Quote every line as written. Omit pictures.
━━ Available data
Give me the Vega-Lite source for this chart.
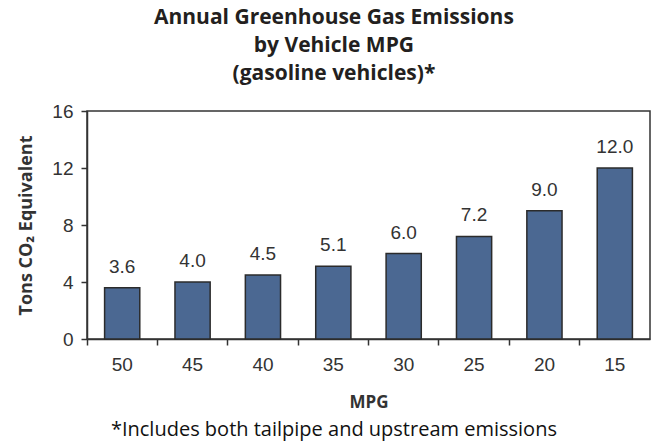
{
  "$schema": "https://vega.github.io/schema/vega-lite/v6.json",
  "padding": {"left": 17, "top": 7, "right": 4, "bottom": 3},
  "background": "white",
  "title": {
    "text": ["Annual Greenhouse Gas Emissions", "by Vehicle MPG", "(gasoline vehicles)*"],
    "font": "Open Sans",
    "fontSize": 21,
    "fontWeight": "bold",
    "color": "#231f20",
    "lineHeight": 28,
    "anchor": "middle",
    "frame": "bounds",
    "offset": 17
  },
  "vconcat": [
    {
      "width": 563,
      "height": 228,
      "title": {
        "text": "*Includes both tailpipe and upstream emissions",
        "orient": "bottom",
        "font": "Open Sans",
        "fontSize": 20,
        "fontWeight": "normal",
        "color": "#111111",
        "anchor": "middle",
        "frame": "bounds",
        "offset": 10
      },
      "data": {
        "values": [
          {"mpg": "50", "tons": 3.6},
          {"mpg": "45", "tons": 4.0},
          {"mpg": "40", "tons": 4.5},
          {"mpg": "35", "tons": 5.1},
          {"mpg": "30", "tons": 6.0},
          {"mpg": "25", "tons": 7.2},
          {"mpg": "20", "tons": 9.0},
          {"mpg": "15", "tons": 12.0}
        ]
      },
      "encoding": {
        "x": {
          "field": "mpg",
          "type": "ordinal",
          "sort": null,
          "scale": {"paddingInner": 0.5, "paddingOuter": 0.25},
          "axis": {
            "title": "MPG",
            "titleFont": "Open Sans",
            "titleFontSize": 17,
            "titleFontWeight": "bold",
            "titleColor": "#333333",
            "titlePadding": 20,
            "labelAngle": 0,
            "labelFont": "Liberation Sans",
            "labelFontSize": 19,
            "labelColor": "#333333",
            "labelPadding": 10,
            "bandPosition": -0.5,
            "domainColor": "#333333",
            "domainWidth": 1.5,
            "tickColor": "#333333",
            "tickWidth": 1.5,
            "tickSize": 6,
            "grid": false
          }
        },
        "y": {
          "field": "tons",
          "type": "quantitative",
          "scale": {"domain": [0, 16], "nice": false},
          "axis": {
            "title": "Tons CO₂ Equivalent",
            "titleFont": "Open Sans",
            "titleFontSize": 18,
            "titleFontWeight": "bold",
            "titleColor": "#333333",
            "titlePadding": 16,
            "values": [0, 4, 8, 12, 16],
            "labelFont": "Liberation Sans",
            "labelFontSize": 19,
            "labelColor": "#333333",
            "labelPadding": 8,
            "domainColor": "#333333",
            "domainWidth": 1.5,
            "tickColor": "#333333",
            "tickWidth": 1.5,
            "tickSize": 6,
            "grid": false
          }
        }
      },
      "layer": [
        {
          "mark": {"type": "bar", "color": "#4b6892", "stroke": "#2b2b2b", "strokeWidth": 1.5}
        },
        {
          "mark": {
            "type": "text",
            "baseline": "alphabetic",
            "dy": -15,
            "font": "Liberation Sans",
            "fontSize": 19,
            "color": "#333333"
          },
          "encoding": {
            "text": {"field": "tons", "type": "quantitative", "format": ".1f"}
          }
        }
      ]
    }
  ],
  "config": {
    "view": {"stroke": "#333333", "strokeWidth": 1.5},
    "concat": {"spacing": 0}
  }
}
━━━━
## The response
Give me the Vega-Lite source for this chart.
{
  "$schema": "https://vega.github.io/schema/vega-lite/v6.json",
  "padding": {"left": 17, "top": 7, "right": 4, "bottom": 3},
  "background": "white",
  "title": {
    "text": ["Annual Greenhouse Gas Emissions", "by Vehicle MPG", "(gasoline vehicles)*"],
    "font": "Open Sans",
    "fontSize": 21,
    "fontWeight": "bold",
    "color": "#231f20",
    "lineHeight": 28,
    "anchor": "middle",
    "frame": "bounds",
    "offset": 17
  },
  "vconcat": [
    {
      "width": 563,
      "height": 228,
      "title": {
        "text": "*Includes both tailpipe and upstream emissions",
        "orient": "bottom",
        "font": "Open Sans",
        "fontSize": 20,
        "fontWeight": "normal",
        "color": "#111111",
        "anchor": "middle",
        "frame": "bounds",
        "offset": 10
      },
      "data": {
        "values": [
          {"mpg": "50", "tons": 3.6},
          {"mpg": "45", "tons": 4.0},
          {"mpg": "40", "tons": 4.5},
          {"mpg": "35", "tons": 5.1},
          {"mpg": "30", "tons": 6.0},
          {"mpg": "25", "tons": 7.2},
          {"mpg": "20", "tons": 9.0},
          {"mpg": "15", "tons": 12.0}
        ]
      },
      "encoding": {
        "x": {
          "field": "mpg",
          "type": "ordinal",
          "sort": null,
          "scale": {"paddingInner": 0.5, "paddingOuter": 0.25},
          "axis": {
            "title": "MPG",
            "titleFont": "Open Sans",
            "titleFontSize": 17,
            "titleFontWeight": "bold",
            "titleColor": "#333333",
            "titlePadding": 20,
            "labelAngle": 0,
            "labelFont": "Liberation Sans",
            "labelFontSize": 19,
            "labelColor": "#333333",
            "labelPadding": 10,
            "bandPosition": -0.5,
            "domainColor": "#333333",
            "domainWidth": 1.5,
            "tickColor": "#333333",
            "tickWidth": 1.5,
            "tickSize": 6,
            "grid": false
          }
        },
        "y": {
          "field": "tons",
          "type": "quantitative",
          "scale": {"domain": [0, 16], "nice": false},
          "axis": {
            "title": "Tons CO₂ Equivalent",
            "titleFont": "Open Sans",
            "titleFontSize": 18,
            "titleFontWeight": "bold",
            "titleColor": "#333333",
            "titlePadding": 16,
            "values": [0, 4, 8, 12, 16],
            "labelFont": "Liberation Sans",
            "labelFontSize": 19,
            "labelColor": "#333333",
            "labelPadding": 8,
            "domainColor": "#333333",
            "domainWidth": 1.5,
            "tickColor": "#333333",
            "tickWidth": 1.5,
            "tickSize": 6,
            "grid": false
          }
        }
      },
      "layer": [
        {
          "mark": {"type": "bar", "color": "#4b6892", "stroke": "#2b2b2b", "strokeWidth": 1.5}
        },
        {
          "mark": {
            "type": "text",
            "baseline": "alphabetic",
            "dy": -15,
            "font": "Liberation Sans",
            "fontSize": 19,
            "color": "#333333"
          },
          "encoding": {
            "text": {"field": "tons", "type": "quantitative", "format": ".1f"}
          }
        }
      ]
    }
  ],
  "config": {
    "view": {"stroke": "#333333", "strokeWidth": 1.5},
    "concat": {"spacing": 0}
  }
}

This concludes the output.